La cumbre que mantuvieron en 1961 John Kennedy y Nikita Khrushchev había sido considerada hasta ahora como la peor actuación de un presidente de Estados Unidos en un cara a cara con su contraparte rusa. Kennedy llegó a decir después que había sido el «peor día» de su vida. «Me destrozó», confesó a un periodista. Poco después, el Kremlin dio el visto bueno para que comenzara la construcción del Muro de Berlín, a la que siguió el traslado de misiles nucleares soviéticos a Cuba, una crisis que estuvo a punto de abocar al mundo a la guerra atómica. Pero a aquel sonoro tropiezo diplomático le ha salido ahora un serio competidor, según escribe Robin Wright en New Yorker. La cumbre entre Donald Trump y Vladímir Putin ha dejado un regusto de profunda humillación en Washington. Hasta los aliados del presidente han condenado el espectáculo con tintes surrealistas de Helsinki.

Trump trató ayer de capear la tormenta, asegurando que acepta las conclusiones de la investigación estadounidense sobre la ingerencia rusa en las elecciones del 2016 que ganó a su rival demócrata, Hillary Clinton, pero subrayó que esa ingerencia no tuvo ningún impacto en los comicios. En la capital finlandesa, Trump hizo lo que ningún otro presidente había hecho antes en la historia reciente. Dio más credibilidad a la palabra de su rival geopolítico, acusado de interferir en las pasadas elecciones norteamericanas, que a la palabra de la justicia estadounidense y su aparato de seguridad. Y lo hizo en suelo extranjero, delante del mismo hombre que, según sus agencias de espionaje, habría ordenado los ciberataques contra el Partido Demócrata y la campaña de desinformación que le siguió.

«El presidente Putin me dice que no es Rusia. Yo diré lo siguiente: no veo ningún motivo por el que tendría que ser», dijo Trump al ser preguntado crudamente si cree la versión de los suyos o la del presidente ruso. Antes se le preguntó si Moscú tiene alguna responsabilidad en el deterioro de la relación bilateral.

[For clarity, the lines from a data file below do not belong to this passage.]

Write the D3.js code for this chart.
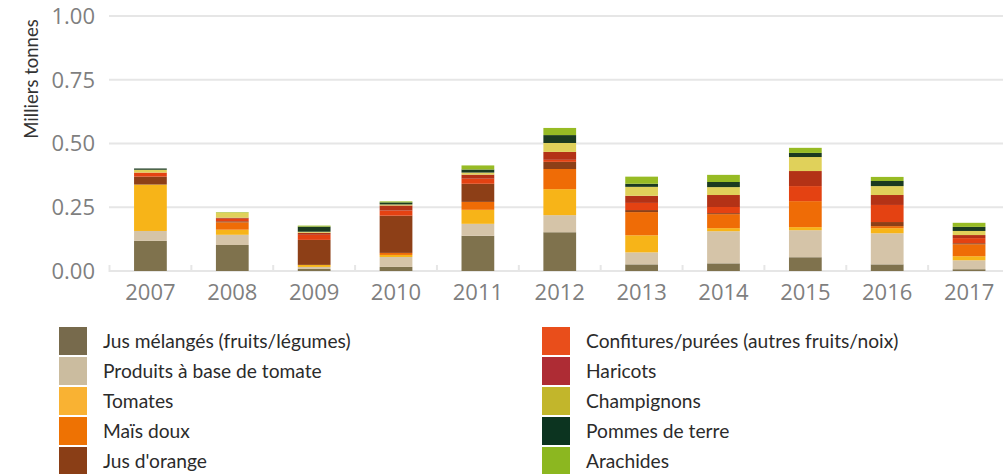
<!DOCTYPE html>
<html><head><meta charset="utf-8">
<script src="https://cdn.jsdelivr.net/npm/d3@7"></script>
<style>body{margin:0;background:#fff;overflow:hidden}svg{display:block}</style>
</head><body>
<svg id="c" width="1003" height="474"></svg>
<script>
const years = ["2007","2008","2009","2010","2011","2012","2013","2014","2015","2016","2017"];
const seriesNames = ["Jus mélangés (fruits/légumes)","Produits à base de tomate","Tomates","Maïs doux","Jus d'orange","Confitures/purées (autres fruits/noix)","Haricots","Champignons","Pommes de terre","Arachides"];
const jusMelanges   = [0.118,0.102,0.008,0.016,0.138,0.152,0.026,0.030,0.054,0.026,0.007];
const produitsTomate= [0.039,0.040,0.008,0.039,0.047,0.067,0.047,0.126,0.106,0.122,0.035];
const tomates       = [0.182,0.020,0.008,0.008,0.055,0.102,0.067,0.012,0.012,0.020,0.016];
const maisDoux      = [0.000,0.029,0.000,0.008,0.031,0.079,0.091,0.055,0.102,0.008,0.047];
const jusOrange     = [0.031,0.004,0.098,0.146,0.071,0.028,0.008,0.004,0.000,0.016,0.004];
const confitures    = [0.016,0.010,0.020,0.020,0.020,0.008,0.028,0.024,0.059,0.067,0.020];
const haricots      = [0.000,0.004,0.008,0.020,0.016,0.031,0.028,0.047,0.059,0.039,0.012];
const champignons   = [0.011,0.020,0.004,0.004,0.008,0.035,0.035,0.031,0.055,0.035,0.016];
const pommesTerre   = [0.005,0.000,0.020,0.008,0.012,0.031,0.012,0.020,0.016,0.020,0.016];
const arachides     = [0.000,0.002,0.004,0.004,0.016,0.028,0.028,0.028,0.020,0.016,0.016];
const yTicks = [0, 0.25, 0.5, 0.75, 1];
const barColors    = ["#7f724d","#d5c4a8","#f7b418","#ef6c06","#8d3f17","#e44212","#b33216","#e0d15a","#1b3a20","#97bb24"];
const legendColors = ["#776a4c","#cbbc9f","#f9b233","#ee7203","#8a3e16","#e94e1b","#ae2c34","#c2b62b","#0c3420","#8cb720"];

const allSeries = [jusMelanges,produitsTomate,tomates,maisDoux,jusOrange,confitures,haricots,champignons,pommesTerre,arachides];
const rows = years.map((y,i)=>{const o={year:y}; seriesNames.forEach((n,k)=>o[n]=allSeries[k][i]); return o;});

const svg = d3.select("#c");
const x = d3.scaleBand().domain(years).range([109.5,1010]).paddingInner(0.6).paddingOuter(0.3);
const y = d3.scaleLinear().domain([0,1]).range([271,16]);

// gridlines
svg.append("g").selectAll("line").data(yTicks).join("line")
  .attr("x1",109).attr("x2",1003).attr("y1",d=>y(d)).attr("y2",d=>y(d))
  .attr("stroke","#e6e6e6").attr("stroke-width",2);

// category boundary ticks
const step = x.step();
svg.append("g").selectAll("line").data(d3.range(years.length+1)).join("line")
  .attr("x1",d=>109.5+d*step).attr("x2",d=>109.5+d*step)
  .attr("y1",y(0)-6).attr("y2",y(0)+1)
  .attr("stroke","#e6e6e6").attr("stroke-width",2);

// y tick labels
svg.append("g").selectAll("text").data(yTicks).join("text")
  .attr("x",95).attr("y",d=>y(d)).attr("dy","0.36em").attr("text-anchor","end")
  .attr("font-family","'Open Sans', sans-serif").attr("font-size",22).attr("fill","#7f7f7f")
  .text(d=>d3.format(".2f")(d));

// x labels
svg.append("g").selectAll("text").data(years).join("text")
  .attr("x",d=>x(d)+x.bandwidth()/2).attr("y",300).attr("text-anchor","middle")
  .attr("font-family","'Open Sans', sans-serif").attr("font-size",22).attr("fill","#7f7f7f")
  .text(d=>d);

// axis title
svg.append("text").attr("transform","translate(38,79) rotate(-90)").attr("text-anchor","middle")
  .attr("font-family","Lato, sans-serif").attr("font-size",18.5).attr("fill","#333")
  .text("Milliers tonnes");

// stacked bars
const stack = d3.stack().keys(seriesNames)(rows);
svg.append("g").selectAll("g").data(stack).join("g")
  .attr("fill",(d,i)=>barColors[i])
  .selectAll("rect").data(d=>d).join("rect")
  .attr("x",d=>x(d.data.year)).attr("width",x.bandwidth())
  .attr("y",d=>y(d[1])).attr("height",d=>Math.max(0,y(d[0])-y(d[1])));

// legend
const lg = svg.append("g");
const items = lg.selectAll("g").data(seriesNames).join("g")
  .attr("transform",(d,i)=>`translate(${i<5?59:542},${327+(i%5)*30})`);
items.append("rect").attr("width",28).attr("height",28).attr("fill",(d,i)=>legendColors[i]);
items.append("text").attr("x",44).attr("y",14).attr("dy","0.36em")
  .attr("font-family","Lato, sans-serif").attr("font-size",19.2).attr("fill","#2b2b2b")
  .text(d=>d);
</script>
</body></html>
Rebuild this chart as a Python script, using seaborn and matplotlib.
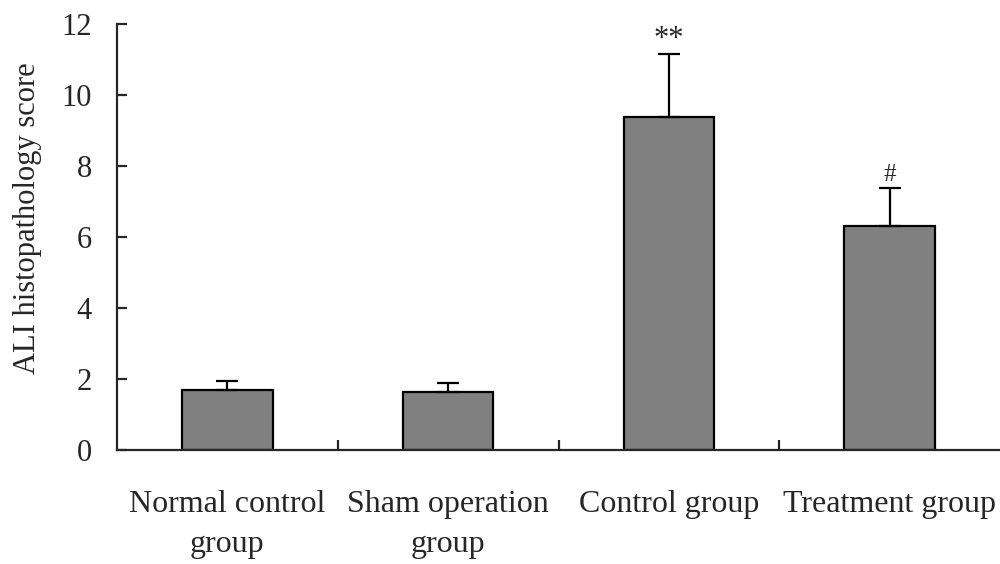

«Creo que los dos países son responsables», respondió antes de criticar la «tontería» de sus predecesores por no sentarse a hablar con Moscú.

Palabras como esas, así como el uso que hizo de la rueda de prensa para volver a fustigar al FBI o a la «caza de brujas» del fiscal Robert Mueller, a repetir que «no hubo colusión» o a extenderse sobre el «gran trabajo» que hizo para ganarle las elecciones a Clinton, se han interpretado en Washington como un signo de debilidad. Por no hablar de la deferencia rayana en el servilismo que le dedicó a Putin en todo momento. «El presidente Trump tiene que aclarar sus declaraciones en Helsinki sobre nuestro aparato de seguridad y Putin», tuiteó Newt Gingrich, uno de los aliados más leales del magnate. «Es el error más serio de su presidencia y debe corregirse inmediatamente». Los líderes republicanos en el Congreso le recordaron que

«Rusia no es nuestro aliado» y «no hay duda de que Moscú interfirió en las elecciones». Otros más díscolos como el senador John McCain, fueron todavía más duros: «Ningún otro presidente se había rebajado de una manera tan abyecta ante un tirano». El pasado de EEUU está sin embargo repleto de relaciones con dictadores. Pero estos contactos dan cuenta de la desconexión que existe entre la postura extraordinariamente conciliadora de Donald Trump hacia Rusia y las durísimas políticas de su Administración, alineadas con el consenso en Washington.